I’m starting to get worried that I’m not a great friend.

Which is weird. I’d be the first to say I’m extremely loyal compared to others I know. There are secrets and things I’d never divulge to another soul. Words told to me in confidence that I’ve locked away without a key and would practically have to be tortured in order to let them loose… and even after torture, I can honestly say if the words were told to me in confidence, I wouldn’t be that willing to part ways with them.

To me, that’s what I considered true friendship — the ability to preserve that which someone else wanted to keep hidden. If it was told to me, nobody else ever needed to know. If someone asked, I’d tell them to ask the source, not me. I took pride in people being willing to “come to me” for help and advice. And while I can’t always say I gave the BEST advice, I want to say I was one of the best listeners.

For all of the information I carried, and all of the things others placed in my hands to carry for them… I never let anyone else carry MY load. At least, not on purpose. My single greatest fear has always been that someone in possession of information about me, will use that information to hurt me. It could be the smallest thing, but the fact that someone else was comfortable enough to share that with someone else? I’d never forget it. I’d never let go of it. I’d never trust them again.
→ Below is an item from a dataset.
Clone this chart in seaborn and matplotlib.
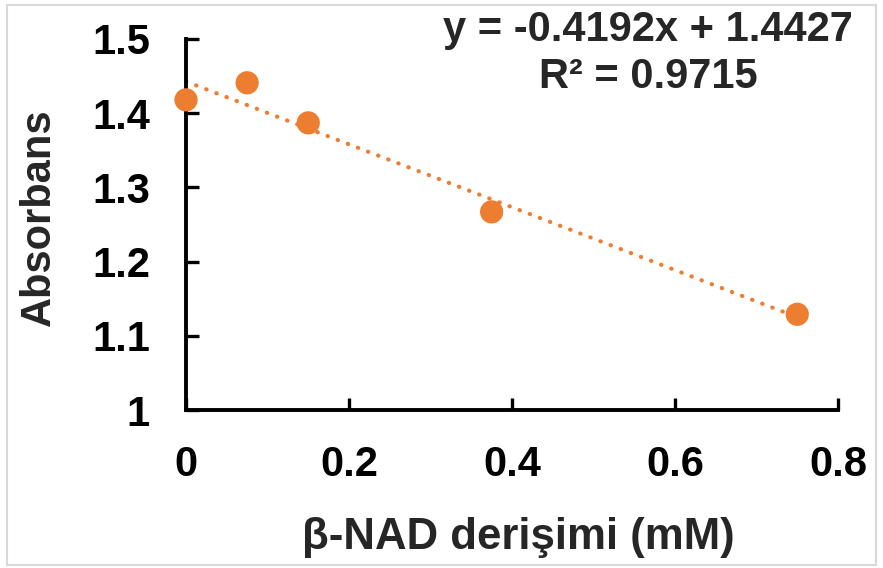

So why am I questioning my friendships? Because I’m getting older.

As you get older, milestones start happening in your life. You get a house. You might propose to someone. You might get a spouse. You might have kids. You graduate. My belief was that for major moments in life, you want to have the people who matter to you around for them. Many of my friends have proposed to the loves of their respective lives. Many of my friends have held housewarmings. Many of my friends have had weddings. Many of my friends have had kids.

Some weddings, I don’t get invited to. I haven’t been present for any moment when one of my male friends proposed to his fiancée/wife. Sometimes I’ll find out about a house far, far down the road. I’ve never been a best man, or in a wedding party. And up until two years ago, I’d never even been a godfather.

I haven’t always been the best at keeping in touch. While sometimes I’m fortunate enough to be able to pick up a conversation with someone like we never left, the conversations don’t happen often. Perhaps, just perhaps, part of the reasoning for my distance is I feel like all my friends are so much further ahead and I’m just not. They’re on their fifth mile and I’m just completing my first. After years of saying on Facebook and even on Twitter that I just wanted “a partner who can keep up with me,” it appears I’ve become the one who can’t keep up.

How is it that the last time I saw you, you still had a full head of hair… and the next time I saw you, years later, you were bald and there were grey hairs in your goatee? How is it that the last time I saw you, you had a whole engagement ring on your finger and the brightest smile on your face… and the next time I saw you, the ring was gone but the smile was still there AND your belly was poking out because you were eating for two now? How is it your 21st birthday was just yesterday and now today, it’s your second child’s third birthday? Where is the time going? Why won’t it slow down? Why am I missing so much?

I have to do better at being a friend.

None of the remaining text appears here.